Task requirements
Emit an exact copy of the lines running from the start of the records to the line containing "(1274.5,6.5) -- (1274.5,719);", both included.

Available data
---*---
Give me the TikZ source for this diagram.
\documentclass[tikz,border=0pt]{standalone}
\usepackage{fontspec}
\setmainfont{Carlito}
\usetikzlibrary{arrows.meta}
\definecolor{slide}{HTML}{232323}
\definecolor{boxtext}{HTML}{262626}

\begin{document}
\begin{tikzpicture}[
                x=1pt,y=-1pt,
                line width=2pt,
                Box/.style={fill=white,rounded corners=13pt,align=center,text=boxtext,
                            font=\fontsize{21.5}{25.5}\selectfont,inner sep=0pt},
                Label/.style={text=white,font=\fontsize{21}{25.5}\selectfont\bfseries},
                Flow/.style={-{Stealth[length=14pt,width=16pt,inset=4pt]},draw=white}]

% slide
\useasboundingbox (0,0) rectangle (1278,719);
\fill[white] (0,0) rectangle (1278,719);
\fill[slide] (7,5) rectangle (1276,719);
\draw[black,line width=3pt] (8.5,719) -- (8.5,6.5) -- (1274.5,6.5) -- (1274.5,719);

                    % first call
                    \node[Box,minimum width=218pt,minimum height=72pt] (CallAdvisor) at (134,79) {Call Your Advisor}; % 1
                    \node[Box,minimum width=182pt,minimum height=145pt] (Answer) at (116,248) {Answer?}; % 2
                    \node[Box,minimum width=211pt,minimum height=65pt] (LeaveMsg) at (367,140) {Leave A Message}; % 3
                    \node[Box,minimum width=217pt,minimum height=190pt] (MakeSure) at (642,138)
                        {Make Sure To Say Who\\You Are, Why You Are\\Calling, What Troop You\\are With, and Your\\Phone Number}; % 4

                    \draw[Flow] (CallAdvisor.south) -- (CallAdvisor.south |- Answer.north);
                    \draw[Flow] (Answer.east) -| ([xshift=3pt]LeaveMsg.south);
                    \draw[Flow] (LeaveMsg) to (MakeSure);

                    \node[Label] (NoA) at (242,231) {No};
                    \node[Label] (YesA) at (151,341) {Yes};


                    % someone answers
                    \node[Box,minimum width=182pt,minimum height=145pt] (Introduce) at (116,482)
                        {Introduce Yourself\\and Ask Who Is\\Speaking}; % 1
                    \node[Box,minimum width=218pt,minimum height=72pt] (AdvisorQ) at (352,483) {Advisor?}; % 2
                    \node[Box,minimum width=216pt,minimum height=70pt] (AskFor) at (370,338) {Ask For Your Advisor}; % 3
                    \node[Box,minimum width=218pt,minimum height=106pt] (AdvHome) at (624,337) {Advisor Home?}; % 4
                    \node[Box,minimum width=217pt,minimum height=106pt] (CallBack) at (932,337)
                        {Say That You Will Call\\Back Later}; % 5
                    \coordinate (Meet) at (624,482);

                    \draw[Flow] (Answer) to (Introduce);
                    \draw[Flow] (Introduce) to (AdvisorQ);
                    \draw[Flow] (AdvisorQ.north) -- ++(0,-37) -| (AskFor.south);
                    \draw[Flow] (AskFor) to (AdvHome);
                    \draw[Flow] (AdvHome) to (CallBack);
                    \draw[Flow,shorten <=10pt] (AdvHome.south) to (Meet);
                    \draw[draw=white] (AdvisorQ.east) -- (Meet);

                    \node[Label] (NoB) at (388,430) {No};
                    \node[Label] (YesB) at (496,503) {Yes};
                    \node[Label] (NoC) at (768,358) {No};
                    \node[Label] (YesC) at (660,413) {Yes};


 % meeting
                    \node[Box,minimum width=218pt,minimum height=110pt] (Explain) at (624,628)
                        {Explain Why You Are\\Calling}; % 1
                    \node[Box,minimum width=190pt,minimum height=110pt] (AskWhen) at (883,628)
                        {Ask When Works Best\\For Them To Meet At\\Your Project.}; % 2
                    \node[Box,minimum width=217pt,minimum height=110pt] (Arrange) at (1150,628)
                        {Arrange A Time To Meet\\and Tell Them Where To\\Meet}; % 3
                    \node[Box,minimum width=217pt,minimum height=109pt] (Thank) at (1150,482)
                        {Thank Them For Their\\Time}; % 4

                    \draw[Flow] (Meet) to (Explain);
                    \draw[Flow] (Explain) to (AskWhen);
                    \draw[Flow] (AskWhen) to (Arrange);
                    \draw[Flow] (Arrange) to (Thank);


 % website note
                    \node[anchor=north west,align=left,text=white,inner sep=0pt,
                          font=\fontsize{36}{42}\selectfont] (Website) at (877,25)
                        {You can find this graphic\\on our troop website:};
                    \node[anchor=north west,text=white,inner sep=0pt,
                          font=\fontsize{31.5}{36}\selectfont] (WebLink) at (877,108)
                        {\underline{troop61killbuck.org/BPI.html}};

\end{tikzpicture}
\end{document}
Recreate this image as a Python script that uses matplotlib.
---*---
Answer to this exercise
Give me the TikZ source for this diagram.
\documentclass[tikz,border=0pt]{standalone}
\usepackage{fontspec}
\setmainfont{Carlito}
\usetikzlibrary{arrows.meta}
\definecolor{slide}{HTML}{232323}
\definecolor{boxtext}{HTML}{262626}

\begin{document}
\begin{tikzpicture}[
                x=1pt,y=-1pt,
                line width=2pt,
                Box/.style={fill=white,rounded corners=13pt,align=center,text=boxtext,
                            font=\fontsize{21.5}{25.5}\selectfont,inner sep=0pt},
                Label/.style={text=white,font=\fontsize{21}{25.5}\selectfont\bfseries},
                Flow/.style={-{Stealth[length=14pt,width=16pt,inset=4pt]},draw=white}]

% slide
\useasboundingbox (0,0) rectangle (1278,719);
\fill[white] (0,0) rectangle (1278,719);
\fill[slide] (7,5) rectangle (1276,719);
\draw[black,line width=3pt] (8.5,719) -- (8.5,6.5) -- (1274.5,6.5) -- (1274.5,719);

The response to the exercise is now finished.